In the Aztec calendar, this ritual fell roughly at the end of the Gregorian month of July and the beginning of August. In the post-conquest era it was moved by Spanish priests so that it coincided with the Christian holiday of All Hallows Eve “Dia de Todos Santos,” The result is that Mexicans now celebrate the day of the dead during the first two days of November.
El Dia de los Muertos has evolved in Mexico and other Central American countries to include visits to graveyards, where families spruce up sites of deceased loved ones. Revelers construct ofrendas, the offerings set out for returning souls. The spirits may not partake of the altar’s many confections, but there are plenty of those not among the life-disenfranchised more than happy to devour the candy skulls, sugar skeletons and sweet pan de muerto (bread of the dead).
Yellow marigolds, known as “the flower of the dead”, and other fragrant flowers are used to communicate to the spirits the richness of the offering. Sometimes, paths of marigold petals are spread by families to aid the souls in finding their way home.

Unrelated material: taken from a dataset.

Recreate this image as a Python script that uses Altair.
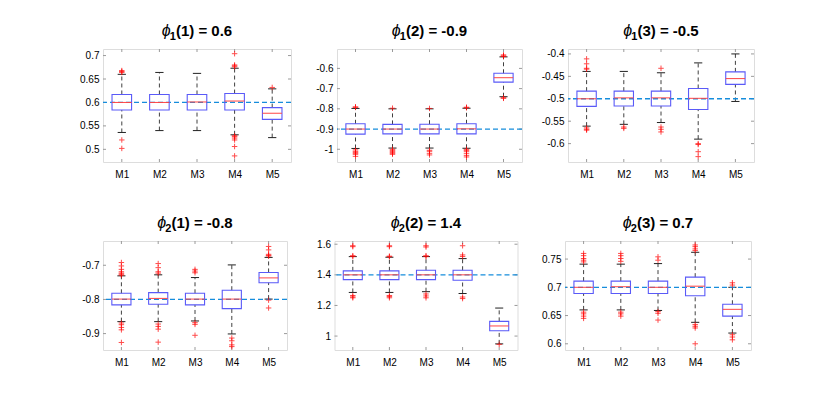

Handmade skeleton figurines, called Calacas, are especially popular. Calacas usually show an active and joyful afterlife. The celebration of Los Dias de los Muertos, like the customs of Halloween, evolved with the influences of the Celtics, the Romans, and the Christian holy days of All Saints Day. But with added influences from the Aztec people of Mexico. The Aztecs believed in an afterlife where the spirits of their dead would return as hummingbirds and butterflies. Even images carved in the ancient Aztec monuments show this belief – the linking the spirits of the dead and the Monarch butterfly.
Experts say that the holiday was nearly forgotten by Mexican-Americans until it was resurrected in the United States in the early 1970s when Mexican-Americans underwent a cultural reawakening. The holiday’s popularity has since spread to other races and cultures.